Fifteen years after a magnitude 9.1 earthquake and tsunami struck off the coast of Indonesia, killing more than 200,000 people in over a dozen countries, geologists are still working to understand the complex fault systems that run through Earth’s crust.
While major faults are easy for geologists to spot, these large features are connected to other, smaller faults and fractures in the rock. Identifying these smaller faults is painstaking, requiring weeks to study individual slices from a 3D image.
Researchers at the University of Texas at Austin are shaking up the process with deep learning models that identify geologic fault systems from 3D seismic images, saving scientists time and resources. The developers used NVIDIA GPUs and synthetic data to train neural networks that spot small, subtle faults typically missed by human interpreters.
Examining fault systems helps scientists to determine which seismic features are older than others and to study regions of interest like continental margins, where a continental plate meets an oceanic one.
Seismic analyses are also used in the energy sector to plan drilling and rigging activities to extract oil and natural gas, as well as the opposite process of carbon sequestration — injecting carbon dioxide back into the ground to mitigate the effects of climate change.
“Deep learning isn’t just a little bit more accurate — it’s on a whole different level both in accuracy and efficiency.” – Sergey Fomel
“Sometimes you want to drill into the fractures, and sometimes you want to stay away from them,” said Sergey Fomel, geological sciences professor at UT Austin. “But in either case, you need to know where they are.”
Tracing Cracks in Earth’s Upper Crust
Seismic fault systems are so complex that researchers analyzing real-world data by hand miss some of the finer cracks and fissures connected to a major fault. As a result, a deep learning model trained on human-annotated datasets will also miss these smaller fractures.
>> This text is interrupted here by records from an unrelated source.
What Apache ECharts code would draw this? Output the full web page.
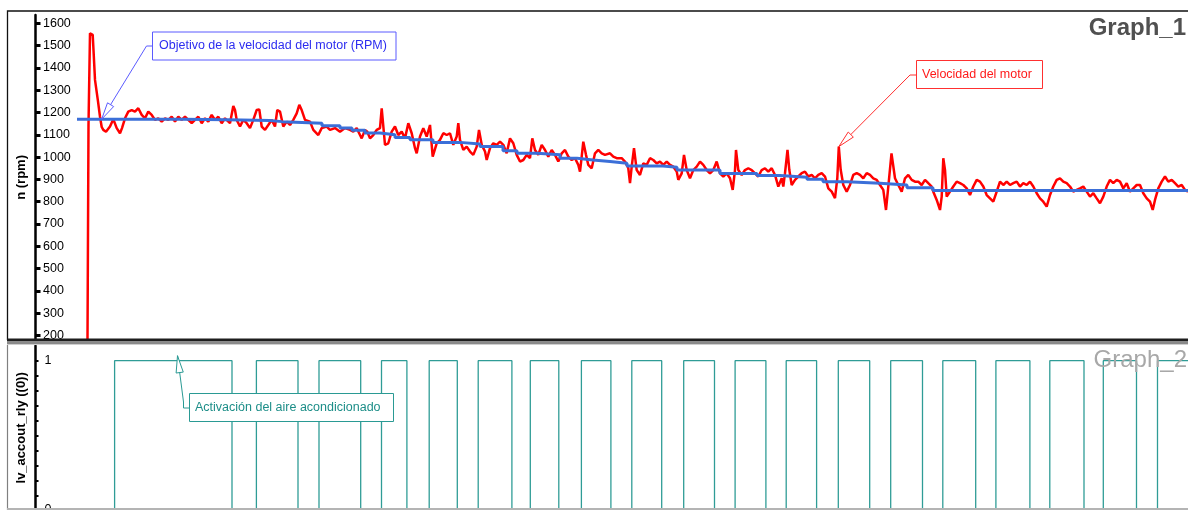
<!DOCTYPE html>
<html>
<head>
<meta charset="utf-8">
<script src="https://cdn.jsdelivr.net/npm/echarts@6/dist/echarts.min.js"></script>
<style>
  html, body { margin: 0; padding: 0; background: #fff; }
  #chart { width: 1188px; height: 510px; }
</style>
</head>
<body>
<div id="chart"></div>
<script>
// Measured motor speed: [time, rpm]
const motorSpeed = [
  [10.5,185],[11.5,1144],[13,1555],[14.5,1562],[15.7,1548],[16.5,1480],[18,1346],[19.7,1346],[21,1250],[23,1181],
  [24.7,1135],[26.3,1122],[29,1114],[33,1137],[36.3,1170],[39.7,1130],[43,1107],[45,1130],[48,1174],[51.3,1204],
  [54.7,1211],[58,1204],[61.3,1219],[64.7,1189],[68,1174],[71.3,1204],[74.7,1189],[78,1167],[81.3,1174],[84.7,1159],
  [88,1174],[91.3,1167],[94.7,1181],[98,1159],[101.3,1181],[104.7,1167],[108,1181],[111.3,1167],[114.7,1152],[118,1167],
  [121.3,1181],[124.7,1152],[128,1174],[131.3,1159],[134.7,1189],[138,1167],[141.3,1181],[144.7,1152],[148,1174],[153,1152],
  [156.3,1229],[158,1211],[159.7,1167],[163,1137],[166.3,1167],[169.7,1152],[173,1130],[176.3,1167],[179.7,1211],[182.3,1214],
  [184.7,1137],[188,1122],[191.3,1144],[194.7,1167],[198,1137],[200.3,1211],[203,1204],[206.3,1137],[209.7,1159],[213,1144],
  [216.3,1167],[219.7,1196],[222.3,1234],[224.7,1211],[228,1167],[233,1159],[236.3,1122],[241.3,1099],[244.7,1130],[249.7,1137],
  [253,1122],[258,1130],[263,1114],[268,1130],[273,1122],[276.3,1114],[279.7,1130],[283,1099],[284.7,1084],[288,1122],
  [290.3,1114],[293,1084],[296.3,1099],[299.7,1122],[303,1130],[304.7,1219],[308,1055],[311.3,1062],[314.7,1114],[318,1137],
  [321.3,1099],[324.7,1114],[328,1084],[331.3,1152],[334.7,1107],[338,1040],[339.7,1017],[343,1092],[346.3,1129],[349.7,1092],
  [353,1144],[355.7,1002],[359.7,1062],[363,1077],[366.3,1107],[369.7,1099],[373,1107],[376.3,1055],[379.7,1092],[381.3,1152],
  [383,1077],[386.3,1032],[389.7,1047],[393,1025],[396.3,1010],[399.7,1047],[402,1122],[404.7,1055],[408,1025],[409.7,987],
  [413,1040],[416.3,1062],[419.7,1055],[423,1069],[426.3,1055],[429.7,1017],[433,1084],[436.3,1062],[439.7,1010],[443,980],
  [446.3,987],[449.7,1010],[453,995],[455.3,1084],[458,1032],[461.3,1010],[464.7,1055],[468,1032],[471.3,1002],[474.7,1032],
  [478,1010],[481.3,980],[484.7,1017],[488,1032],[491.3,1002],[494.7,987],[498,995],[501.3,965],[503,935],[504.7,1002],
  [506.3,1069],[509,1010],[511.3,965],[514.7,950],[518,1017],[521.3,1032],[524.7,1017],[528,1010],[533,1017],[536.3,1002],
  [539.7,995],[544.7,995],[548,980],[551.3,950],[553,883],[554.7,957],[557,1040],[559.7,942],[563,920],[566.3,972],
  [569.7,965],[573,995],[576.3,987],[579.7,972],[583,980],[586.3,965],[589.7,980],[593,965],[596.3,957],[599.7,935],
  [601.3,898],[604.7,927],[607,1010],[609.7,942],[613,905],[616.3,942],[619.7,957],[623,980],[626.3,965],[629.7,942],
  [633,927],[636.3,942],[639.7,980],[643,927],[646.3,913],[649.7,927],[653,905],[655.7,853],[658,942],[659,1032],
  [661.3,942],[664.7,920],[668,942],[671.3,950],[674.7,942],[678,927],[681.3,913],[684.7,942],[688,950],[691.3,935],
  [694.7,950],[698,920],[701.3,868],[703,868],[704.7,905],[706.3,868],[708,928],[710.5,1032],[712.3,943],[714.7,875],
  [718,898],[721.3,913],[724.7,928],[728,935],[731.3,913],[734.7,920],[738,905],[741.3,920],[744.7,928],[748,913],
  [751.3,860],[754.7,845],[758,816],[760.3,905],[761.8,1047],[763.7,943],[766.3,875],[769.7,845],[773,875],[776.3,920],
  [779.7,928],[783,920],[786.3,905],[789.7,928],[793,920],[796.3,905],[799.7,898],[803,875],[806.3,853],[809,763],
  [811.3,868],[814.5,1017],[818,905],[821.3,875],[824.7,845],[828,905],[831.3,920],[834.7,898],[838,890],[841.3,890],
  [844.7,875],[848,898],[851.3,883],[854.7,868],[856.3,845],[859.7,808],[863,763],[864.7,823],[866.3,995],[868,943],
  [869.7,823],[873,845],[876.3,868],[879.7,890],[883,883],[886.3,875],[889.7,860],[893,830],[896.3,868],[899.7,898],
  [903,890],[906.3,868],[909.7,830],[913,815],[916.3,800],[919.7,845],[923,890],[926.3,875],[929.7,890],[933,875],
  [936.3,883],[939.7,890],[943,868],[946.3,883],[949.7,875],[953,890],[956.3,868],[959.7,838],[963,815],[966.3,800],
  [969.7,778],[973,830],[976.3,868],[979.7,898],[983,905],[986.3,890],[989.7,883],[993,868],[996.3,845],[999.7,853],
  [1003,860],[1006.3,868],[1009.7,845],[1013,823],[1016.3,838],[1019.7,815],[1023,793],[1026.3,823],[1029.7,868],[1033,898],
  [1036.3,883],[1039.7,898],[1043,890],[1046.3,860],[1049.7,883],[1053,845],[1056.3,860],[1059.7,875],[1063,875],[1066.3,838],
  [1069.7,815],[1073,800],[1075.7,763],[1078,808],[1081.3,860],[1084.7,890],[1088,913],[1091.3,890],[1094.7,898],[1098,883],
  [1101.3,868],[1104.7,875],[1108,853],[1111,845]
];

// Speed set-point (stepped): time where each level starts, and the level
const targetTime = [0,106,150,193,205,245,263,275,288,303,318,333,356,383,403,426,440,460,483,500,516,533,550,586,600,643,680,703,730,746,770,803,830,856,1111];
const targetRpm  = [1170,1167,1164,1159,1152,1140,1130,1120,1108,1100,1088,1078,1066,1059,1047,1029,1017,1010,995,987,980,972,960,954,942,927,917,910,901,890,883,875,863,850,850];

// A/C relay switching instants
const relayOnTime  = [37.6,179.4,242,304.5,352.2,401.2,453.3,504.4,554.8,606.7,658.1,709.2,761.3,813.7,865.8,918.9,972.8,1026.3,1080.5];
const relayOffTime = [155,221,283.7,329.9,380.3,434.9,481.8,533.9,584.7,637.5,688.9,739.6,792.7,845.5,898.7,952.9,1007,1059.5];

// Axis tick values
const rpmTicks = [200,300,400,500,600,700,800,900,1000,1100,1200,1300,1400,1500,1600];
const relayTicks = [0.1,0.2,0.3,0.4,0.5,0.6,0.7,0.8,0.9,1];

const T_END = 1111;
const RELAY_MIN = 0.005;   // lower edge of the relay panel (0 sits just below it)
const FONT = 'Liberation Sans, Arial, sans-serif';

const targetData = targetTime.map((t, i) => [t, targetRpm[i]]);
const relayData = [[0, 0]];
relayOnTime.forEach((on, i) => {
  relayData.push([on, 1]);
  if (i < relayOffTime.length) relayData.push([relayOffTime[i], 0]);
});
relayData.push([T_END, 1]);

const chart = echarts.init(document.getElementById('chart'), null, { renderer: 'canvas' });

const baseY = {
  type: 'value',
  position: 'left',
  offset: 41.5,
  splitLine: { show: false },
  axisLine: { show: true, onZero: false, lineStyle: { color: '#000', width: 2.5 } },
  nameLocation: 'middle',
  nameRotate: 90,
  nameGap: 7,
  nameTextStyle: { fontFamily: FONT, fontWeight: 'bold', fontSize: 13, color: '#000' }
};

chart.setOption({
  animation: false,
  backgroundColor: '#fff',
  grid: [
    { left: 77, right: 0, top: 15, height: 324.8, containLabel: false, outerBoundsMode: 'none' },
    { left: 77, right: 0, top: 345.7, bottom: 0, containLabel: false, outerBoundsMode: 'none' }
  ],
  xAxis: [
    { type: 'value', gridIndex: 0, min: 0, max: T_END, show: false },
    { type: 'value', gridIndex: 1, min: 0, max: T_END, show: false }
  ],
  yAxis: [
    Object.assign({}, baseY, {
      gridIndex: 0, min: 181, max: 1637, name: 'n (rpm)',
      axisTick: { inside: true, length: 5, customValues: rpmTicks, lineStyle: { color: '#000', width: 3 } },
      axisLabel: { inside: true, margin: 7.5, customValues: rpmTicks, fontFamily: FONT, fontSize: 12.5, color: '#000',
                   formatter: v => String(v) }
    }),
    Object.assign({}, baseY, {
      gridIndex: 1, min: RELAY_MIN, max: 1.1, name: 'lv_accout_rly ((0))',
      axisTick: { inside: true, length: 3, customValues: relayTicks, lineStyle: { color: '#000', width: 2 } },
      axisLabel: { inside: true, margin: 9, customValues: [RELAY_MIN, 1], fontFamily: FONT, fontSize: 12.5, color: '#000',
                   formatter: v => (v > 0.5 ? '1' : '0') }
    })
  ],
  series: [
    {
      name: 'Velocidad del motor', type: 'line', xAxisIndex: 0, yAxisIndex: 0,
      data: motorSpeed, showSymbol: false, symbol: 'none',
      lineStyle: { color: '#ff0000', width: 2.5 }, z: 2
    },
    {
      name: 'Objetivo de la velocidad del motor (RPM)', type: 'line', xAxisIndex: 0, yAxisIndex: 0,
      data: targetData, step: 'end', showSymbol: false, symbol: 'none',
      lineStyle: { color: '#3b6fd8', width: 3 }, z: 3
    },
    {
      name: 'Activación del aire acondicionado', type: 'line', xAxisIndex: 1, yAxisIndex: 1,
      data: relayData, step: 'end', showSymbol: false, symbol: 'none',
      lineStyle: { color: '#2f9c96', width: 1.3 }, z: 2
    }
  ]
});

// Callouts: the arrow tips are placed on data through the axes
const px1 = p => chart.convertToPixel({ xAxisIndex: 0, yAxisIndex: 0 }, p);
const px2 = p => chart.convertToPixel({ xAxisIndex: 1, yAxisIndex: 1 }, p);

function arrowHead(from, tip, L, w) {
  const dx = tip[0] - from[0], dy = tip[1] - from[1];
  const len = Math.hypot(dx, dy);
  const ux = dx / len, uy = dy / len;
  const bx = tip[0] - ux * L, by = tip[1] - uy * L;
  const nx = -uy, ny = ux;
  return [[tip[0], tip[1]], [bx + nx * w, by + ny * w], [bx - nx * w, by - ny * w]];
}

function callout(box, text, colors, leader, tip) {
  const pts = leader.concat([tip]);
  const from = leader[leader.length - 1];
  return [
    { type: 'polyline', z: 120, shape: { points: pts }, style: { stroke: colors.line, lineWidth: 1, fill: null } },
    { type: 'polygon', z: 121, shape: { points: arrowHead(from, tip, 17, 3.6) }, style: { stroke: colors.line, lineWidth: 1, fill: '#fff' } },
    { type: 'rect', z: 120, shape: { x: box.x, y: box.y, width: box.w, height: box.h },
      style: { fill: '#fff', stroke: colors.line, lineWidth: 1 } },
    { type: 'text', z: 122, x: box.x + box.pad, y: box.y + box.h / 2,
      style: { text: text, fill: colors.text, font: '12.5px ' + FONT, textAlign: 'left', textVerticalAlign: 'middle' } }
  ];
}

const peak = motorSpeed.reduce((a, b) => (b[0] > 700 && b[1] > a[1] ? b : a), [0, 0]);
const tipTarget = px1([24.7, targetRpm[0]]);
const tipSpeed = px1(peak);
const relayTip = px2([100.5, 1]);
const tipRelay = [relayTip[0], relayTip[1] - 5];

const graphics = [].concat(
  callout({ x: 152.5, y: 32, w: 243.5, h: 28, pad: 6.5 }, 'Objetivo de la velocidad del motor (RPM)',
          { line: '#5b5bff', text: '#2d2df0' }, [[152.5, 46], [146.5, 46]], tipTarget),
  callout({ x: 916.5, y: 60.5, w: 126, h: 28, pad: 5.5 }, 'Velocidad del motor',
          { line: '#ff3030', text: '#ff1a1a' }, [[916.5, 75], [910, 75]], tipSpeed),
  callout({ x: 189.5, y: 393.5, w: 204, h: 28, pad: 5.5 }, 'Activación del aire acondicionado',
          { line: '#2a9a94', text: '#1d8e88' }, [[189.5, 408], [183.5, 408], [183.5, 402]], tipRelay),
  [
    // panel frames
    { type: 'polyline', z: 110, shape: { points: [[7.5, 340], [7.5, 11], [1188, 11]] }, style: { stroke: '#111', lineWidth: 1.3, fill: null } },
    { type: 'rect', z: 110, shape: { x: 7, y: 338.5, width: 1181, height: 3 }, style: { fill: '#1e1e1e' } },
    { type: 'rect', z: 110, shape: { x: 7, y: 341.5, width: 1181, height: 2.5 }, style: { fill: '#8a8a8a' } },
    { type: 'rect', z: 110, shape: { x: 7, y: 344, width: 1181, height: 1 }, style: { fill: '#cfcfcf' } },
    { type: 'line', z: 110, shape: { x1: 7.5, y1: 345, x2: 7.5, y2: 510 }, style: { stroke: '#808080', lineWidth: 1.2 } },
    { type: 'rect', z: 110, shape: { x: 7, y: 508, width: 1181, height: 2 }, style: { fill: '#b4b4b4' } },
    // panel titles
    { type: 'text', z: 125, x: 1186, y: 28.8,
      style: { text: 'Graph_1', fill: '#505050', font: 'bold 24px ' + FONT, textAlign: 'right', textVerticalAlign: 'middle' } },
    { type: 'text', z: 125, x: 1187, y: 360.5,
      style: { text: 'Graph_2', fill: '#a8a8a8', font: '24px ' + FONT, textAlign: 'right', textVerticalAlign: 'middle' } }
  ]
);

chart.setOption({ graphic: graphics });
</script>
</body>
</html>
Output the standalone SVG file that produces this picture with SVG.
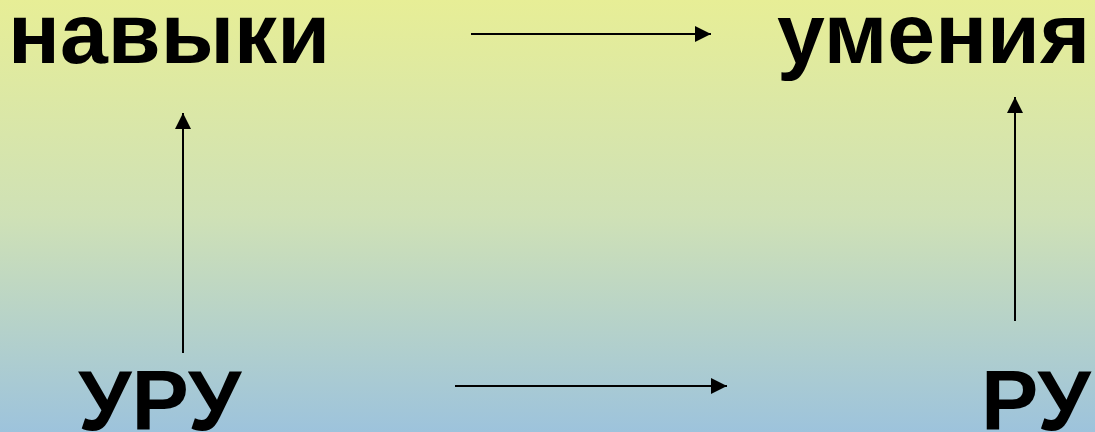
<svg xmlns="http://www.w3.org/2000/svg" width="1095" height="432" viewBox="0 0 1095 432">
<defs>
<linearGradient id="bg" x1="0" y1="0" x2="0" y2="1">
<stop offset="0" stop-color="#e7ee96"/>
<stop offset="0.5" stop-color="#cfe1b6"/>
<stop offset="1" stop-color="#9dc3dc"/>
</linearGradient>
<marker id="ah" viewBox="0 0 10 10" refX="10" refY="5" markerWidth="16" markerHeight="16" markerUnits="userSpaceOnUse" orient="auto">
<path d="M0,0 L10,5 L0,10 Z" fill="#000"/>
</marker>
<style>
.t{font-family:"Liberation Sans",Arial,sans-serif;font-weight:bold;font-size:86px;fill:#000}
.c{stroke:#000;stroke-width:2;fill:none;marker-end:url(#ah)}
</style>
</defs>
<rect width="1095" height="432" fill="url(#bg)"/>
<g id="navyki"><text class="t" x="8" y="63">навыки</text></g>
<g id="umeniya"><text class="t" x="777" y="63">умения</text></g>
<g id="uru"><text class="t" x="78" y="430">УРУ</text></g>
<g id="ru"><text class="t" x="981" y="430">РУ</text></g>
<g id="connectors">
<line class="c" x1="471" y1="34" x2="711" y2="34"/>
<line class="c" x1="455" y1="386" x2="727" y2="386"/>
<line class="c" x1="183" y1="353" x2="183" y2="113"/>
<line class="c" x1="1015" y1="321" x2="1015" y2="97"/>
</g>
</svg>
To get around this limitation, the researchers created synthetic data of seismic faults. Using synthetic data meant the scientists already knew the location of each major and minor fault in the dataset. This ground-truth baseline enabled them to train an AI model that surpasses the accuracy of manual labeling.
The team’s deep learning model parses 3D volumetric data to determine the probability that there’s a fault at every pixel within the image. Geologists can then go through the regions the neural network has flagged as having a high probability of faults present to conduct their analyses.
“Geologists help explain what happened throughout the history of geologic time,” he said. “They still need to analyze the AI model’s results to create the story, but we want to relieve them from the labor of trying to pick these features out manually. It’s not the best use of geologists’ time.”
Fomel said it can take up to a month to analyze by hand fault systems that take just seconds to process with the team’s CNN-based model, using an NVIDIA GPU for inference. Previous automated methods took hours and were much less accurate.
“Deep learning isn’t just a little bit more accurate — it’s on a whole different level both in accuracy and efficiency,” Fomel said. “It’s a game changer in terms of automatic interpretation.”
The researchers trained their neural networks on the Texas Advanced Computing Center’s Maverick2 system, powered by NVIDIA GPUs. Their deep learning models were built using the PyTorch and TensorFlow deep learning frameworks, as well as the Madagascar software package for geophysical data analysis.
Besides faults, these algorithms can be used to detect other features geologists examine, including salt bodies, sedimentary layers and channels. The researchers are also designing neural networks to calculate relative geologic time from seismic data — a measure that gives scientists detailed information about geologic structures.